"Sempre tive medo de amar, medo de me machucar, e por isso eu construí uma fortaleza, invisível, imperceptível, intocável, inacessível aos outros, e dentro dela, um local onde o meu eu verdadeiro ficava sempre escondido e protegido dos olhares e julgamentos alheios, um local sagrado, que não se abre facilmente aos curiosos de plantão.
Mas que quando se abre, expõe todos os meus segredos e mostra quem verdadeiramente sou.
Uma pessoa que vive em contradição com o mundo interno e com o mundo ao redor.
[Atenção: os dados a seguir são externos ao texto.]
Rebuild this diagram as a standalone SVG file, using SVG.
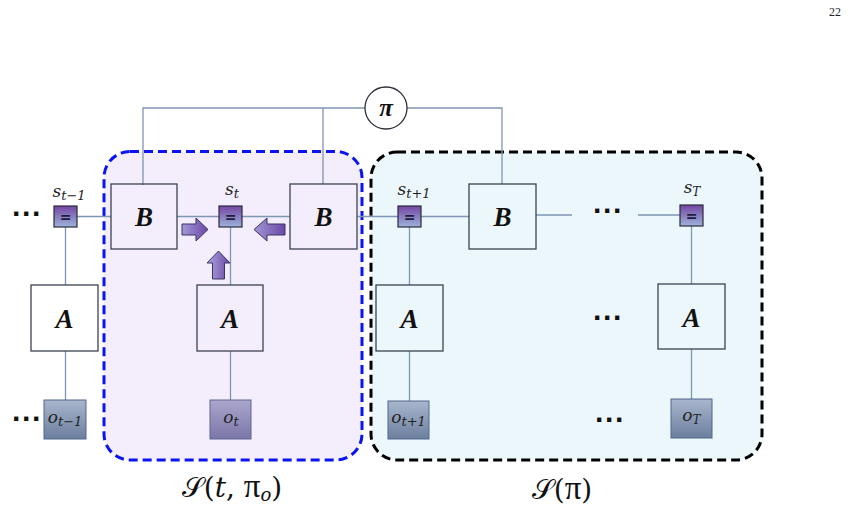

Já que mesmo cercado de amigos não consegue se abrir de verdade e nem deixa que os amigos se aproximem demais da entrada da fortaleza, e que por isso, vive só dentro de si mesmo.
Enche se de duvidas, de medos e de sentimentos, e guarda tudo pra si, e na angustia por algo novo, continua sempre absorvendo mais e mais.
E que por agir assim, acumula muito sofrimento, muito medo e muita desconfiança, não consegue confiar nem mesmo nos mais próximos, não consegue sequer dizer quanto desprezo tem por alguns, mas que também, não consegue se desfazer deles, que são uma espécie de cordão umbilical, que nutre essa curiosidade sem fim, essa vontade de absorver tudo.
Eu sei que não posso manter isso por muito tempo, e que isso me envenena a cada minuto, cada vez mais.
Nesse ritmo eu irei explodir, não há mais espaço pra tristeza, solidão e medos dentro dessa fortaleza.
Mas não encontro uma maneira para bombear esse veneno para fora, e cada dia absorvo mais e mais, como se fosse a primeira vez que provasse o seu sabor doce.
Sinto que eu vou entrar em colapso, tenho que agir rápido novamente.
Mas não sei o que fazer.
Essa sede, essa vontade de absorver tudo, é minha maior fraqueza e minha maior arma, quando usada no momento certo.
Preciso de uma espécie de filtro, para evitar que eu absorva e acumule mais veneno a cada dia.
Isso me faz forte e conseqüentemente me faz fraco.
No fundo eu não quero que as pessoas olhem em meus olhos e vejam o que sinto.
A minha fortaleza sempre teve boas janelas, com uma película que bloqueia tudo acontece dentro dela.
Mas que capta tudo ao seu redor como um radar super avançado.
Hoje o meu medo não é me machucar, tenho medo que comece a fazer o que realmente eu quero, porque agora eu sei que posso falar o que penso sobre as pessoas, mas para a sorte delas essa minha fortaleza agora tem outro papel, de proteger quem está ao meu redor, de um monstro que tenho dentro de mim.
Não sei quando me dei conta do que havia ocorrido comigo, tampouco sei se eu controlo o monstro ou se sou vitima de minha própria criação, um monstro.
Monstro esse que atende pelo meu nome e que compartilha esse corpo comigo."